Now Yarmouk has become a violent battlefield subject to daily bombardment. Until 2012, Palestinian camps had mainly stayed out of the Syrian conflict, but many are now fully engaged in the fighting.
Since opposition fighters established a permanent presence in Yarmouk, the Syrian army’s siege on the camp has resulted in a complete ban on any medicine or medical supplies entering the camp.
The collective punishment enforced on the community, as well as the direct targeting of individuals or groups offering humanitarian support, has severely weakened medical services available to the camp’s embattled residents.
The only place where Yarmouk’s residents can still receive medical treatment is the Red Crescent-run Palestine Hospital. The other two main hospitals were shelled and destroyed by fighter jets and artillery, and many medical staff have fled the camp over the past four months.

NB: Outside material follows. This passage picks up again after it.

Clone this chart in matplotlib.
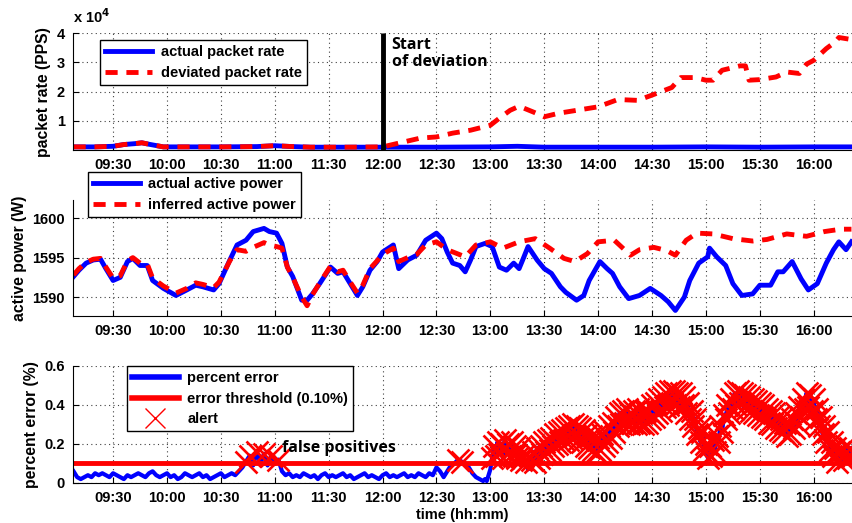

Meanwhile, the United Nations Works and Relief Agency (UNWRA), the main body that offers social services such as education and health care to the Palestinians, has withdrawn its entire staff from Yarmouk camp due to the deteriorating security situation. With their evacuation, the community lost many essential health services.
And while doctors, nurses and medical students continue to treat patients in the Palestine Hospital in spite of the risks, the siege on the camp has rendered much of their work impossible, creating shortages in supplies from blood to electricity to the most basic medicines.

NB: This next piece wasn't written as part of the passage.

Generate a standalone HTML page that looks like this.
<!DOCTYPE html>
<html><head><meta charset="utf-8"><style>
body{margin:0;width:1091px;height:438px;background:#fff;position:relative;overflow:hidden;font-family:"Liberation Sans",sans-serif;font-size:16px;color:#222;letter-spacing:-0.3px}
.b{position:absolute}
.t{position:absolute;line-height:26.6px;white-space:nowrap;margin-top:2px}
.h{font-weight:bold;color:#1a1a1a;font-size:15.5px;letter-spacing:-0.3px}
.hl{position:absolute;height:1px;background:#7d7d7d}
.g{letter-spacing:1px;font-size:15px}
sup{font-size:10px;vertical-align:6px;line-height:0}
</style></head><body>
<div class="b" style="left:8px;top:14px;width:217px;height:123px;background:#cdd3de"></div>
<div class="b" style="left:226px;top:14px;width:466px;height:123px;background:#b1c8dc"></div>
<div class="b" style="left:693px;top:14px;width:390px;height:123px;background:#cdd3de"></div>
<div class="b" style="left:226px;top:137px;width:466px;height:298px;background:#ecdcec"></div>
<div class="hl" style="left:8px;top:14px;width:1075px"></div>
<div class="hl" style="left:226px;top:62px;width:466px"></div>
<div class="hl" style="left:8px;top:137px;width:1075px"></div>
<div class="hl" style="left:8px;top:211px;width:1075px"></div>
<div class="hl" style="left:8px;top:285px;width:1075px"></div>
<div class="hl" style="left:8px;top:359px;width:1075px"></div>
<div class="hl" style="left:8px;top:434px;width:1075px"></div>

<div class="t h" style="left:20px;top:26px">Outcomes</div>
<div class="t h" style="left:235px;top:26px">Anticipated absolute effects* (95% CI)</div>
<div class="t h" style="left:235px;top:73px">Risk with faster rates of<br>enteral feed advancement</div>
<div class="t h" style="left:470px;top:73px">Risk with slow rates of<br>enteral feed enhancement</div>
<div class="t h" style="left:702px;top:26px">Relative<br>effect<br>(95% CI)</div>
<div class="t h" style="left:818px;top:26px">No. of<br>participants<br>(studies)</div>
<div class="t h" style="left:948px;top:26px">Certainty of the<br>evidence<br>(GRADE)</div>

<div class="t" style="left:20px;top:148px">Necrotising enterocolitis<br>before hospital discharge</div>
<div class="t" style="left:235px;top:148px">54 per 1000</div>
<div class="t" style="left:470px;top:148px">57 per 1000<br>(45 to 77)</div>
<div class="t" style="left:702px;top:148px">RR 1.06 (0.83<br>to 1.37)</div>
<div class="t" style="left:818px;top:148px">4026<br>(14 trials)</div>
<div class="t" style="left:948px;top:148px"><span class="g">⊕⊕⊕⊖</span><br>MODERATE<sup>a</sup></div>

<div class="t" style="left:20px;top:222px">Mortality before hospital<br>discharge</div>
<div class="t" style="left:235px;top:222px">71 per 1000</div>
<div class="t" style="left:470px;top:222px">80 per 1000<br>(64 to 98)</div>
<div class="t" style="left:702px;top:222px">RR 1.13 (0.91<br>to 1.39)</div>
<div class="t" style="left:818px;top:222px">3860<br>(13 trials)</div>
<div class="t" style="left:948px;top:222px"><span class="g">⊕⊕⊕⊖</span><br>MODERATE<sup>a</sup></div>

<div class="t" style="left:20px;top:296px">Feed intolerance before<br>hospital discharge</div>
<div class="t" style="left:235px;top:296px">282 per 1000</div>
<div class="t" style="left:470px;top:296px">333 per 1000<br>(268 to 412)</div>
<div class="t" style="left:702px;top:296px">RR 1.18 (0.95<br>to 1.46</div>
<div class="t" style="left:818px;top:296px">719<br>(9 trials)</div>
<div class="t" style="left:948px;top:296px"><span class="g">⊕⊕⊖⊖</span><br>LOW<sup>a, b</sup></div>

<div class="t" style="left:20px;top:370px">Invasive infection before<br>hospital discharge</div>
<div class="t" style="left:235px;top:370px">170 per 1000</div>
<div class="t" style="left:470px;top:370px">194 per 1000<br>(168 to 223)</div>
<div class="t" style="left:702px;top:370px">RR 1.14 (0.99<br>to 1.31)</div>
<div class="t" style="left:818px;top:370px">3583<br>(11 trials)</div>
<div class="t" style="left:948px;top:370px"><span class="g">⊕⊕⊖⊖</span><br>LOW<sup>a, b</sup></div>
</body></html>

“It is simply impossible for us to deliver sometimes even the most basic services, because we have been starved of the essential supplies,” said Abdullah Hariri, a doctor at the Palestine Hospital.
Doctors, nurses or activists who have attempted to smuggle medical supplies into the camp have been targeted as well, with some killed and scores in prison, and hospitals in areas under rebel control, such as Palestine Hospital, are regularly shelled.
Staff have been threatened and intimidated on multiple occasions by security service personnel to abandon their humanitarian mission.
Violations from both sides
Elements of the armed opposition are no less innocent, having abused, threatened and extorted medical professionals in the camp, stolen resources and fuel from the hospital and even opened fire within the building.
“Once, some fighters came and demanded we hand over one of our staff, saying she was a collaborator,” said a doctor at the hospital, who asked to be called by his nickname, Abu Hakam. “This is such a loathsome accusation when you consider [that] she, like us, has chosen to stay, serving the people of the community.”
When hospital staff protested and barred the entrance to the hospital, fighters threatened the staff with guns, forced their way through and kidnapped the nurse. Although she was eventually released after extensive interrogations, such incidents increase the vulnerability of medics who remain active in Yarmouk.
Power shortages and electricity cuts are also hobbling efforts to offer even the most basic medical services.
“Because of the cuts in power supply to the camp, we have to use the electrical generators,” described Hussam al-Hariri, a doctor at Palestine Hospital. “This requires fuel, and as everyone knows, the regime blocks the entrance of fuel to the camp.”
“We have to buy fuel at exorbitant prices, even though we said from the outset that we don’t have any political stance,” Hariri added.
On top of all these challenges, Yarmouk camp has become refuge of sorts to many civilian refugees and opposition fighters from the suburbs and countryside south of Damascus. What remains of the camp’s debilitated medical services has to serve these communities as well as the Palestinians who refused to leave.
Despite having been reduced to a most basic level of operations by both the government’s siege on Yarmouk and aggression from members of the armed opposition, for the residents and refugees in Yarmouk, the camp’s medical infrastructure nevertheless remains critical, for they have little else.